During World War II, Flournoy spent two years in Guam as a Navy machinist. Afterward, he returned to the Rouge determined to escape the foundry and become a tool and die maker. He worked during the day and attended machinist school in the evenings. One day, the plant manager called him and delivered the news: He had been promoted to tool and die maker.

Determined not to blow his opportunity, Flournoy studied tool and die making with near religious zeal. He bought every book on the trade he could find, read them aloud into a tape recorder and played the tapes back to himself over and over. He soon was certified to perform seven types of jobs and was named leader of a group of die makers.
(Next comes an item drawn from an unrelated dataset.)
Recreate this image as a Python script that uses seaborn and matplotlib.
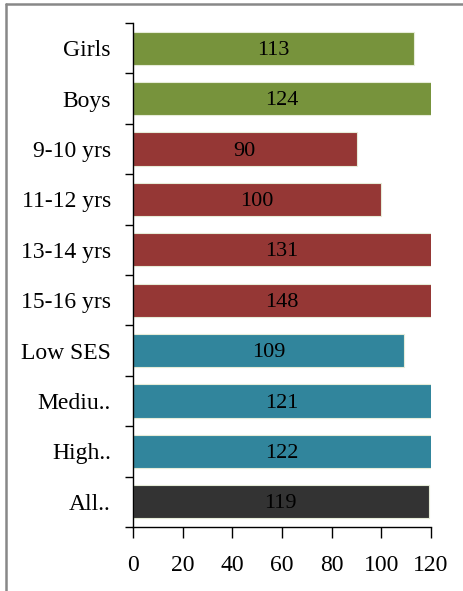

"My attitude was to try to improve everything we did," he said. "And once I improved it, I would try to perfect it. That's how I thought I could be the best."

Asking for promotion

For a few months, Flournoy worked 10-hour shifts at the Rouge, jumped in his car and rushed to Piquette Avenue to work another eight-hour shift at General Motors. The extra money allowed him to purchase a house in the upscale Jewish enclave of Russell Park. In the 1960s, Flournoy began writing letters to Henry Ford II, asking for a promotion into management. With each letter, he detailed his accomplishments and qualifications. To his surprise, Ford wrote back and told him he would be promoted. But a problem flared up: The manager of the tool and die plant threatened to quit if a black man was made a white-collar supervisor. Ford compromised by making Flournoy a manager at the Rouge's frame plant, a move that meant saying goodbye to the tool and die factory.

"We all had a great deal of pride when he became a manager," said Flournoy's son Christopher, a district manager at H&R Block. "We would watch him get ready. He put on a freshly pressed white shirt. He wanted to look the part. Heaven forbid there was any stray wrinkles."
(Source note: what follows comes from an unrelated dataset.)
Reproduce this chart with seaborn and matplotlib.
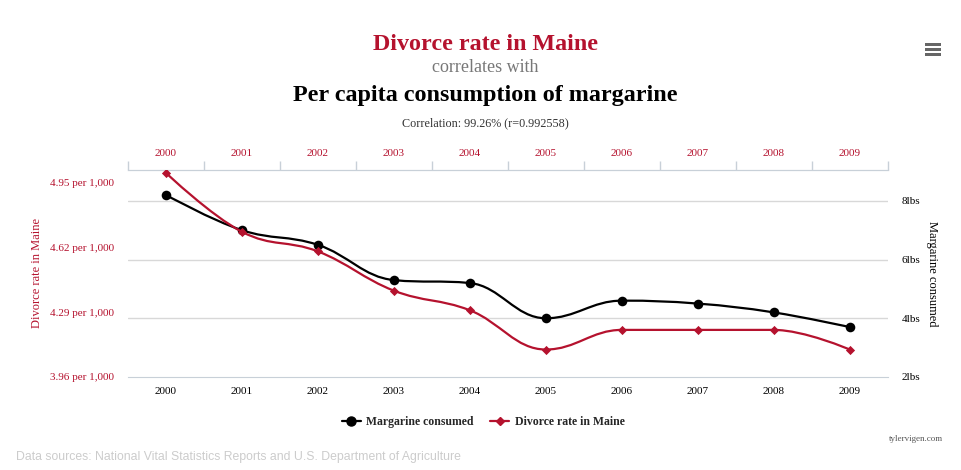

A few years later, Flournoy was promoted again at the frame plant, now called Dearborn Diversified Manufacturing Plant. During the 1980s, he was in line to become a plant superintendent, but severe cutbacks at Ford killed his chances for advancement. His final assignment, as supervisor of a cleanup crew, held none of the allure of the tool and die trade, but Flournoy poured himself into the job.

"Even as a cleanup person I tried to be the best I could be," Flournoy said. "I could have retired, sure, but I still liked what I was doing. Some of the jobs you do are almost impossible, but the impossible just takes a little bit more time."

Each day, clipboard in hand, he walks the factory, directing his crew with the same serious-minded focus he has brought into the Rouge for nearly 64 years. "He's a relic around here, but he's still pretty nimble," said Salvatore Fenech, a 39-year Ford veteran who has known Flournoy for years.

For Flournoy, the end may be finally in sight. Though he's divorced from his second wife, he says he would like to spend more time with his five children and grandchildren. So this year, he says, may be his last. His family will have to see it to believe it.

"He had to fight so hard for his job, and that just made him love it even more," Christopher Flournoy said. "He has always said, 'I want to leave work for the last time being carried out.' If that's what he wants, he should have it."

As you now know, my father retired from Ford Motor Company, sort of… He stayed home for about a month and then he went back to work as a tour guide on the Ford Factory Tour, operated by Henry Ford Museum. Today at 87 years old, he leads groups through Ford’s F-150 assembly plant at the Rouge Complex every week on Mondays, Tuesdays, and Wednesdays. He likes to joke as he points to a plaque commemorating his sixty-five years of service at “The Rouge,” -- “The tour starts with me… that plaque is about me!"